- _Challenge_: Using the records below, locate all lines containing "this" and return them.

====== Dataset extract

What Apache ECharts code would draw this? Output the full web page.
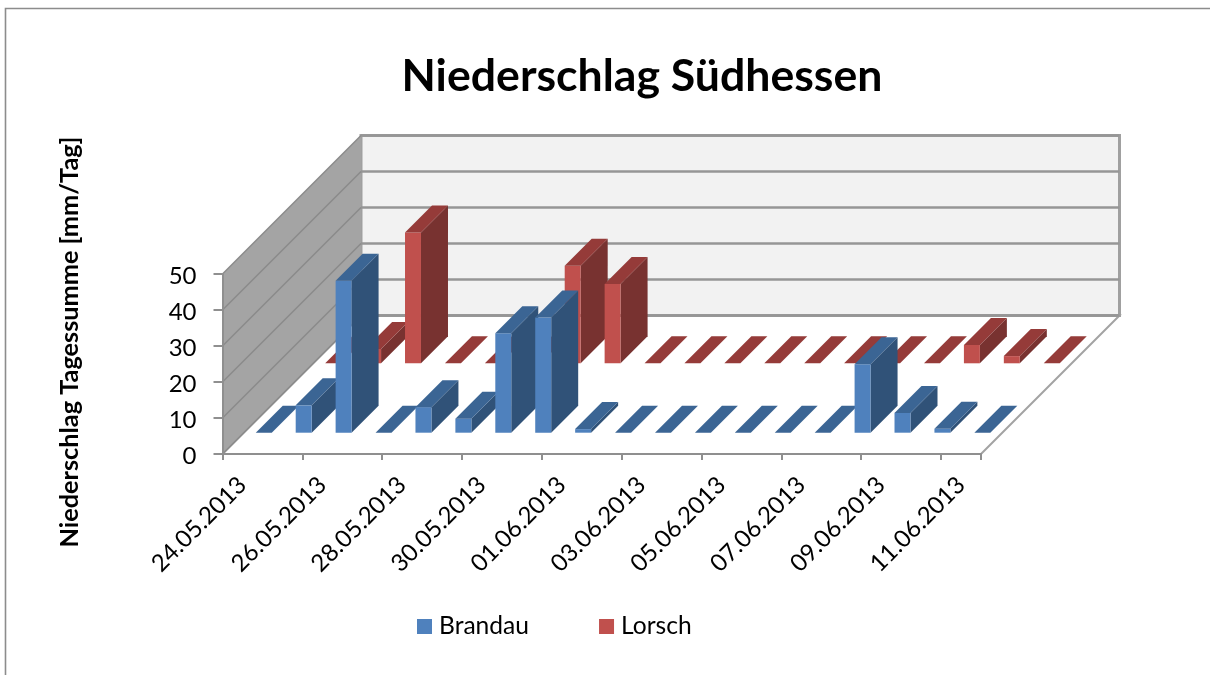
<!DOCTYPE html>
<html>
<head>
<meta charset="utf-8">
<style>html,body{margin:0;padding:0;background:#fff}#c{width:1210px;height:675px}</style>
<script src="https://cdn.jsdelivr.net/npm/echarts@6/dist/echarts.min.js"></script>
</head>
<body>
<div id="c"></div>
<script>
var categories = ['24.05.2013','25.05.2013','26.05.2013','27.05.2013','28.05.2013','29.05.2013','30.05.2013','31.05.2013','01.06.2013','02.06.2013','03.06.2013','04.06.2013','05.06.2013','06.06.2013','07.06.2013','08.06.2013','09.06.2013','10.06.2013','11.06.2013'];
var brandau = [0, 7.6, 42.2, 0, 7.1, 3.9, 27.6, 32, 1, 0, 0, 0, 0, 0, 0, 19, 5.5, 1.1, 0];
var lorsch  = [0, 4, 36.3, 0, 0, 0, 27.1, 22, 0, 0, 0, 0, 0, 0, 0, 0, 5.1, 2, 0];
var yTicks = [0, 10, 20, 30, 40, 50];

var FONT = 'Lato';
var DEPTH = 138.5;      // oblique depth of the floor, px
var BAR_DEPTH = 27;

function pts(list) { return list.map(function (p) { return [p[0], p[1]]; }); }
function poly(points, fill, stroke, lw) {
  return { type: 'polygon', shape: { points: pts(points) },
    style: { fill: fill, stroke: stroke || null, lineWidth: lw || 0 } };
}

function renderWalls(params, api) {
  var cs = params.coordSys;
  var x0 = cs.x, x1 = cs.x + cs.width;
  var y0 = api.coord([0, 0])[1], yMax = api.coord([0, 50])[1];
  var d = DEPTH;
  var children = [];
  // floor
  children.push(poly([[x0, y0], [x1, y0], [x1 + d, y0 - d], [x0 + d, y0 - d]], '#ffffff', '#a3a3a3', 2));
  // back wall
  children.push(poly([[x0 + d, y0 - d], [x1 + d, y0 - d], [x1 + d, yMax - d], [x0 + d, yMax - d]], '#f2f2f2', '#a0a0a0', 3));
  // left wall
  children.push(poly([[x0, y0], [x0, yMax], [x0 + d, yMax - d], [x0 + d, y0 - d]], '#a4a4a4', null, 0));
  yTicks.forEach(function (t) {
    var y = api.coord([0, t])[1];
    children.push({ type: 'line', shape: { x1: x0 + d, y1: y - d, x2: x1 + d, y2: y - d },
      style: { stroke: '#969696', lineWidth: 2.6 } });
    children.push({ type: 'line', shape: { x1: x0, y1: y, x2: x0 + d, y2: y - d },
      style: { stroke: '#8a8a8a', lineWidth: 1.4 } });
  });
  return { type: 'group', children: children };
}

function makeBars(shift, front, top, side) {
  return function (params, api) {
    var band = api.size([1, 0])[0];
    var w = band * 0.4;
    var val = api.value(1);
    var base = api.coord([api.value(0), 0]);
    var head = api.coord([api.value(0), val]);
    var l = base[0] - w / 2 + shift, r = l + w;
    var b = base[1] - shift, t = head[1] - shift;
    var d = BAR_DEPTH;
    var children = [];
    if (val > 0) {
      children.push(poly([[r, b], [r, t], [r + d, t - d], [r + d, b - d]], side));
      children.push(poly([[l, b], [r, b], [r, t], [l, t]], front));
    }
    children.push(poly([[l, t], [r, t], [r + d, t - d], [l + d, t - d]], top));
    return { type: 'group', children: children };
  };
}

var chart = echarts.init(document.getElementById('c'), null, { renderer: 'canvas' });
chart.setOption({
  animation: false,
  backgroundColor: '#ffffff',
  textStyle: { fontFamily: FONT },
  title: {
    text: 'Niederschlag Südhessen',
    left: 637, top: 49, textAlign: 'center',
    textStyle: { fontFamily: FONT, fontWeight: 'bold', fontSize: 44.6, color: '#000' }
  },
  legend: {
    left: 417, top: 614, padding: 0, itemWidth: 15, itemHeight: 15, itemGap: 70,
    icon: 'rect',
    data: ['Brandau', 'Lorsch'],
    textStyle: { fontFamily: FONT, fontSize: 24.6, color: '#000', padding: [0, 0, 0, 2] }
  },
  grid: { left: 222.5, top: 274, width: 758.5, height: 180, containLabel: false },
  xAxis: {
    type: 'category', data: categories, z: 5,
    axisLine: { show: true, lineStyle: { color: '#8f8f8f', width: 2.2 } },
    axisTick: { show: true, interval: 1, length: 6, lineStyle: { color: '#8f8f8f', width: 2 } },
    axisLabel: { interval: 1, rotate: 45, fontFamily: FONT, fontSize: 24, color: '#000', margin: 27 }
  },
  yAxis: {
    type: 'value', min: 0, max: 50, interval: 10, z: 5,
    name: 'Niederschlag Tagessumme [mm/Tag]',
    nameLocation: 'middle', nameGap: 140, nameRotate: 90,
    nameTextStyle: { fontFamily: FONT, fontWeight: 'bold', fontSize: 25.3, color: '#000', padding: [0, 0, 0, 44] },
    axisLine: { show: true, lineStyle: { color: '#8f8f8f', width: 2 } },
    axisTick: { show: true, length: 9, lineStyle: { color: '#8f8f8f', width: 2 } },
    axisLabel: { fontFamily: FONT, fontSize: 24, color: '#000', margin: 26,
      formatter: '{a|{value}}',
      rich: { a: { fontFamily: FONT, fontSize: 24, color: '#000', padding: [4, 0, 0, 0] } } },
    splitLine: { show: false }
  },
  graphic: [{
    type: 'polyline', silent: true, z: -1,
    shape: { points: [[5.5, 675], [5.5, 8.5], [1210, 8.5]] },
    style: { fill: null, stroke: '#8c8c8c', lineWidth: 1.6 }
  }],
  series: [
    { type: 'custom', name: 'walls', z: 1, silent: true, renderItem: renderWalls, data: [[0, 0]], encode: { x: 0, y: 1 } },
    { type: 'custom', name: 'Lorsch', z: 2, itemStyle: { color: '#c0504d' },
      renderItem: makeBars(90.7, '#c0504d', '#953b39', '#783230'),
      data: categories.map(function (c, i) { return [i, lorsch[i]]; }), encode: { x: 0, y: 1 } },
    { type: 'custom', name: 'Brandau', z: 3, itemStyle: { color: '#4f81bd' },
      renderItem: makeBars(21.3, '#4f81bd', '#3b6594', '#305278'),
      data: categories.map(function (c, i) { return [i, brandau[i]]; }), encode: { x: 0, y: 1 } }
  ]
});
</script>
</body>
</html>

============
====== Dataset extract

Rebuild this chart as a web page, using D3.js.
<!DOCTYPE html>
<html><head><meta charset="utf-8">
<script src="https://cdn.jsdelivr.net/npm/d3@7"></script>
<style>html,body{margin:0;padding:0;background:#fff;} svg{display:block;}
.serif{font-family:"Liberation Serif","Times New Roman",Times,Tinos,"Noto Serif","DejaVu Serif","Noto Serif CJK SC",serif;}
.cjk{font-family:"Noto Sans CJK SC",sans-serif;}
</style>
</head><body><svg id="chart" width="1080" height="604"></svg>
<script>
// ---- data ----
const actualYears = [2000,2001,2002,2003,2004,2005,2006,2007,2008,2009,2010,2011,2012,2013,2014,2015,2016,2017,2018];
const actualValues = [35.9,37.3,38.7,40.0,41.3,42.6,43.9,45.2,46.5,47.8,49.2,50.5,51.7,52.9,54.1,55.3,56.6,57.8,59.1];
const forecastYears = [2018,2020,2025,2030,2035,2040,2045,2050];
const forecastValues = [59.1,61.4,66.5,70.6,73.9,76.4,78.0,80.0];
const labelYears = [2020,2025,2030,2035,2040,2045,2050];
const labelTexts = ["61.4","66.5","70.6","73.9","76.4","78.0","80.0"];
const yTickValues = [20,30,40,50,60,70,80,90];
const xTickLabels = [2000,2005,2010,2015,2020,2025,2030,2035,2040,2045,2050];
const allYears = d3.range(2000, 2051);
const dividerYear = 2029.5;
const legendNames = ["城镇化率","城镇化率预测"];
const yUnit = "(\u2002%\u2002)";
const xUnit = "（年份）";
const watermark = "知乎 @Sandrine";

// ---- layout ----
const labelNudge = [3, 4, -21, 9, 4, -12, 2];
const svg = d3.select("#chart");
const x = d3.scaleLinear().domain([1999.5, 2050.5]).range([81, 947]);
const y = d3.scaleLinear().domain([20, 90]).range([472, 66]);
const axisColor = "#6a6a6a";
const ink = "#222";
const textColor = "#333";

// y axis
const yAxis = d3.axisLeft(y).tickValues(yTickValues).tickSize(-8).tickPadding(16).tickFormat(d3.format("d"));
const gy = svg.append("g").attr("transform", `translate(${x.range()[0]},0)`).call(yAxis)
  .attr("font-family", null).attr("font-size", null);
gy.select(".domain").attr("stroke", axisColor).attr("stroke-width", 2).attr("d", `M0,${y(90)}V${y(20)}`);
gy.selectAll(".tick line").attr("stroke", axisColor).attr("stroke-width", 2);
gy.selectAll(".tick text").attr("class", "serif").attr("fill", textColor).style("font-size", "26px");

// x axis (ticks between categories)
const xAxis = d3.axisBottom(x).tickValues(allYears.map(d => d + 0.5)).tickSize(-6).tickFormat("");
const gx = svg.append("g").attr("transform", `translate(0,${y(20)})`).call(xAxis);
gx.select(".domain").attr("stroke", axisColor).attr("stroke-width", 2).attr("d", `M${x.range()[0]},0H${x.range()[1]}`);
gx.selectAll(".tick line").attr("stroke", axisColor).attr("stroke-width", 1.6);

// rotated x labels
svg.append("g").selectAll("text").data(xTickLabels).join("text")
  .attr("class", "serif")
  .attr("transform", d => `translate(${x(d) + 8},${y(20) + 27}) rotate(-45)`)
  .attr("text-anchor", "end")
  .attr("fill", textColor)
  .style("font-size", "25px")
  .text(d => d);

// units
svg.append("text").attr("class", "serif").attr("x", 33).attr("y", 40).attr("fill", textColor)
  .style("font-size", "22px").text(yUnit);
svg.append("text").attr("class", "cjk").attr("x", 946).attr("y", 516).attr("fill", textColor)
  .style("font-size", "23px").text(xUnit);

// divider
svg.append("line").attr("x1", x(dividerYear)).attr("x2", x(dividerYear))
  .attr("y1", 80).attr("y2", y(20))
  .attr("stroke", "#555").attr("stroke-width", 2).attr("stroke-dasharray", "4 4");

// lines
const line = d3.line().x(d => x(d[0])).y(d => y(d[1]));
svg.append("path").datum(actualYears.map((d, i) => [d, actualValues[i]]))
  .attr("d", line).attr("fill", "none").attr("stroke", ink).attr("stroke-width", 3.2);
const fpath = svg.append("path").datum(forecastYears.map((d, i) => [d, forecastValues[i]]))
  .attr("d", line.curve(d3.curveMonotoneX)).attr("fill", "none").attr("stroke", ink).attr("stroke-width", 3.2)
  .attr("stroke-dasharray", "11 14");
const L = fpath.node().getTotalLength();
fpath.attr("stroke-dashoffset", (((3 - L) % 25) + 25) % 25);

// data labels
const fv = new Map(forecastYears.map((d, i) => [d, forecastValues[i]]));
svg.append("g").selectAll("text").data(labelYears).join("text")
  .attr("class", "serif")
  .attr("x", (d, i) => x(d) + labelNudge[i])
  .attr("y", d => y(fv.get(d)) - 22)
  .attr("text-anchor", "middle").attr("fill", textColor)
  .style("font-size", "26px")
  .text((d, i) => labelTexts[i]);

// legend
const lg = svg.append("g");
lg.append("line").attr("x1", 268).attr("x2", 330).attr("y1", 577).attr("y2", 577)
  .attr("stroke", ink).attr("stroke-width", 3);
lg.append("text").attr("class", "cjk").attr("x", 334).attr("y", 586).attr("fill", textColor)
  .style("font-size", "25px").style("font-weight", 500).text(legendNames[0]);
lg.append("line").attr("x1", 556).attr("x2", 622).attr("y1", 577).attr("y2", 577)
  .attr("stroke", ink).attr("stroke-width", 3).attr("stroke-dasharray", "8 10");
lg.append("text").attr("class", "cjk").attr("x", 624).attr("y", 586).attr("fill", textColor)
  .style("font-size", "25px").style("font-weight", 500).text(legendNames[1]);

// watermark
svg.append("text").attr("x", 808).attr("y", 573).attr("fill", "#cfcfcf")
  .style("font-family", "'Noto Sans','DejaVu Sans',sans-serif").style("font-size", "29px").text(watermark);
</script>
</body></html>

============
====== Dataset extract

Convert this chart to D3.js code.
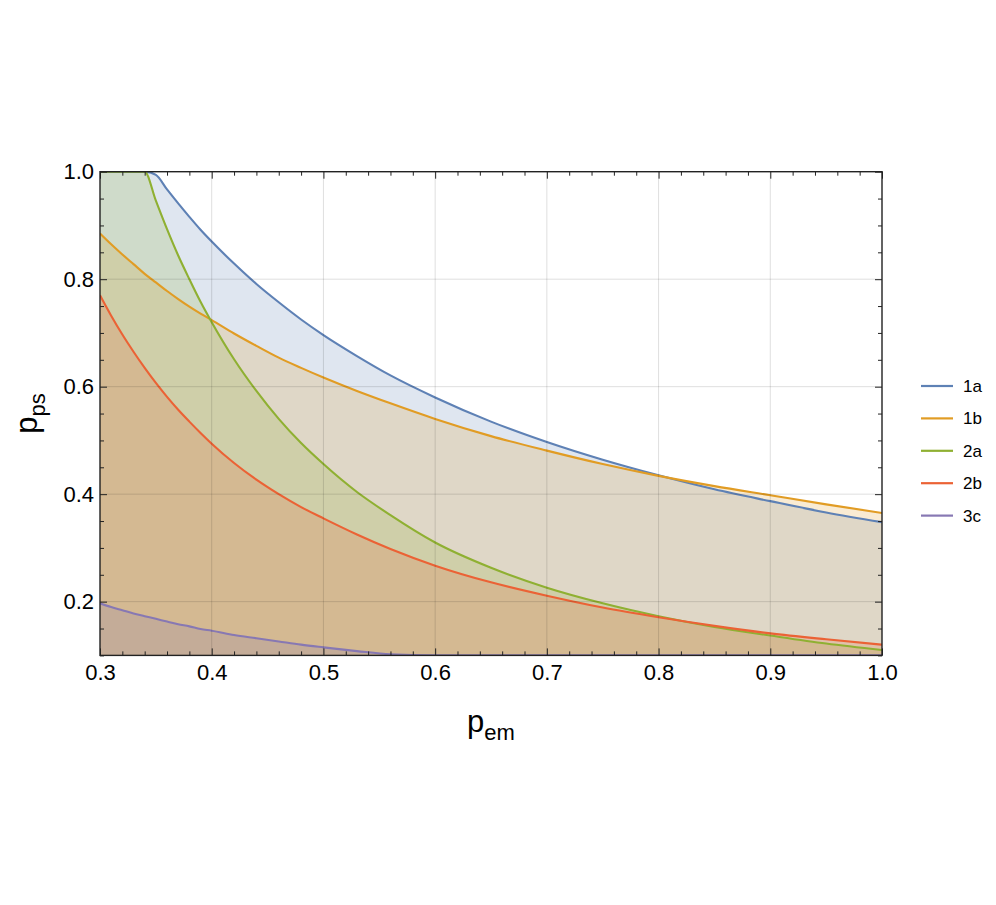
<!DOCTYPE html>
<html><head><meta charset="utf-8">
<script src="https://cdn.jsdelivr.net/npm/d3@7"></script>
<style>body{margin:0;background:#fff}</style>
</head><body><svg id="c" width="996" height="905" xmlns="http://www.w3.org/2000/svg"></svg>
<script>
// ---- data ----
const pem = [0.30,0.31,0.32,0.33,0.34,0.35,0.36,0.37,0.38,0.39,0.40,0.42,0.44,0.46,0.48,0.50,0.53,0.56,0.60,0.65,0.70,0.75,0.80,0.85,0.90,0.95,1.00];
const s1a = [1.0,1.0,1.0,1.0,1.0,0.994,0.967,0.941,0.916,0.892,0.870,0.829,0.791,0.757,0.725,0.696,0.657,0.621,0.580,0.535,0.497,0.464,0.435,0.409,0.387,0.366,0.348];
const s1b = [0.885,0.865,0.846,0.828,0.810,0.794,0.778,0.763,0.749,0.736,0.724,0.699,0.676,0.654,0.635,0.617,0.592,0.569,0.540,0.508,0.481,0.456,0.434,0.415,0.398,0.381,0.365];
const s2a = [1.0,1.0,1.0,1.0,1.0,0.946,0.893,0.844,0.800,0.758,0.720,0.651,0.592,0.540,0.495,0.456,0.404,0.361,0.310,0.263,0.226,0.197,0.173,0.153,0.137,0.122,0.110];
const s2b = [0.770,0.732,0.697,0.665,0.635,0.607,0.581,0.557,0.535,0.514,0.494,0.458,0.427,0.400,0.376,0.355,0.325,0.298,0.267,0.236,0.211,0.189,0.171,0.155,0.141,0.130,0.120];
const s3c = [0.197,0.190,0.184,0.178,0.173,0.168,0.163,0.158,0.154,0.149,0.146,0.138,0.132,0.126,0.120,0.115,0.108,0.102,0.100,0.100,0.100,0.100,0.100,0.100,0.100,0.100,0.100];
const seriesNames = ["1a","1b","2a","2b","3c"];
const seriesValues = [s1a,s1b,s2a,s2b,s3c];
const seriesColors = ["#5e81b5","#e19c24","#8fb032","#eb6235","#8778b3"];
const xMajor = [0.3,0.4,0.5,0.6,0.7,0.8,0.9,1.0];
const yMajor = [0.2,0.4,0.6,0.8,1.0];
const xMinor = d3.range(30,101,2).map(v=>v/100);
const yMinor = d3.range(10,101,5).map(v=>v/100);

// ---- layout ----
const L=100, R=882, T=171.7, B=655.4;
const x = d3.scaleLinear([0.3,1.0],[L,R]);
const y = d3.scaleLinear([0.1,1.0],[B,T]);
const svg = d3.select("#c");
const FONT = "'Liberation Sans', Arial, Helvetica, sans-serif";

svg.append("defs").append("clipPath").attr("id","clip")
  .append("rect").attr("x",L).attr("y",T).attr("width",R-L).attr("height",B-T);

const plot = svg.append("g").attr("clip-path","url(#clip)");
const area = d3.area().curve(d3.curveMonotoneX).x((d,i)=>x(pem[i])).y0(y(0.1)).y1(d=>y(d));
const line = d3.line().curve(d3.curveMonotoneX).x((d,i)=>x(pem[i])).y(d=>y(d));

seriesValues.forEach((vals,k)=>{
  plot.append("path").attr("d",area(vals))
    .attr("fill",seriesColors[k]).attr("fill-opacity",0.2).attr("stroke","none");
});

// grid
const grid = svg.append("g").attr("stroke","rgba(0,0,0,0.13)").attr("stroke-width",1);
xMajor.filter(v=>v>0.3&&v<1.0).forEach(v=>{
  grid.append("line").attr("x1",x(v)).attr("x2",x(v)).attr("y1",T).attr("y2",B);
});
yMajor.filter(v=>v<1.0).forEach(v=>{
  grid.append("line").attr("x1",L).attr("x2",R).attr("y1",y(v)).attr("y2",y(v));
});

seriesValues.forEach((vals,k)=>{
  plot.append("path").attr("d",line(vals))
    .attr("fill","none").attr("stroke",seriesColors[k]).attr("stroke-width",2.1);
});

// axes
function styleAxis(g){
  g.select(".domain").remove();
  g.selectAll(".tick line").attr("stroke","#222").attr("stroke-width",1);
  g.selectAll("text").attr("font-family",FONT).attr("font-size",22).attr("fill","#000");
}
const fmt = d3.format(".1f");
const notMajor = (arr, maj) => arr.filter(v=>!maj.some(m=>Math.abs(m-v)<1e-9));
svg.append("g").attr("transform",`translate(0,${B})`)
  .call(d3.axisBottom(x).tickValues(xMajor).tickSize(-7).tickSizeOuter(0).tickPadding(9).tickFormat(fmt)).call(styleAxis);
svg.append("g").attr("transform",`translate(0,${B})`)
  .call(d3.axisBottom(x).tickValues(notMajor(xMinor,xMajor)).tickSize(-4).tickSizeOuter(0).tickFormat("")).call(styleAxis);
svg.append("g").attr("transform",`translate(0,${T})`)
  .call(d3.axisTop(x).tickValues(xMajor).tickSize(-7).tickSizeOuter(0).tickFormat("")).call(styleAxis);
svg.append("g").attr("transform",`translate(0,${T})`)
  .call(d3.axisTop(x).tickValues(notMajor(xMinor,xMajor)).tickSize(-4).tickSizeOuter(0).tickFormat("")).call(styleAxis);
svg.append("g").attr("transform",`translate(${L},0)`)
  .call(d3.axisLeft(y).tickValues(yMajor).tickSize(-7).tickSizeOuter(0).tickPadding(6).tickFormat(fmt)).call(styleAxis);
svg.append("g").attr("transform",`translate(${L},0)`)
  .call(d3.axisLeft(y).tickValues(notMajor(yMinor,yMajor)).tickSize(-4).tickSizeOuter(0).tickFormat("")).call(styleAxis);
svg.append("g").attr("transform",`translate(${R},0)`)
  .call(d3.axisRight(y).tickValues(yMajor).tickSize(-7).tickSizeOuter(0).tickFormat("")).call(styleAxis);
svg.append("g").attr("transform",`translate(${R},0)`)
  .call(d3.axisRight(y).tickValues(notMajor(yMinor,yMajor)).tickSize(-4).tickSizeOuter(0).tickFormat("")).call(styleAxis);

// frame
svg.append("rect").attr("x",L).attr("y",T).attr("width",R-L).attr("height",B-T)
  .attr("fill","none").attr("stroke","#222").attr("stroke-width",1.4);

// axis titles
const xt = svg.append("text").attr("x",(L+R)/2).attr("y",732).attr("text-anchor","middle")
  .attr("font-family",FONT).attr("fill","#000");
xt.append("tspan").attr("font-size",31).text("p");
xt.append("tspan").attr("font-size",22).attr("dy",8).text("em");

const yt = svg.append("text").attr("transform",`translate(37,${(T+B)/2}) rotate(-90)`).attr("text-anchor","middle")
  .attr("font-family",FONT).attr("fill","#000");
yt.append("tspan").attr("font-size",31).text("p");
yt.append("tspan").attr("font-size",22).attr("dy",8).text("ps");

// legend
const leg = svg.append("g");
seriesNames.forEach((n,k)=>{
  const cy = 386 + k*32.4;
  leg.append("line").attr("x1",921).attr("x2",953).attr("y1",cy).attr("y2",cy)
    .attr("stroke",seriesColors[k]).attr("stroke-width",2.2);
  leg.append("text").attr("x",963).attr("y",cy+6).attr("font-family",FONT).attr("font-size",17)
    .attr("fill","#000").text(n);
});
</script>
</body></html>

============

- _Solved exercise_:
What Apache ECharts code would draw this? Output the full web page.
Rebuild this chart as a web page, using D3.js.
Convert this chart to D3.js code.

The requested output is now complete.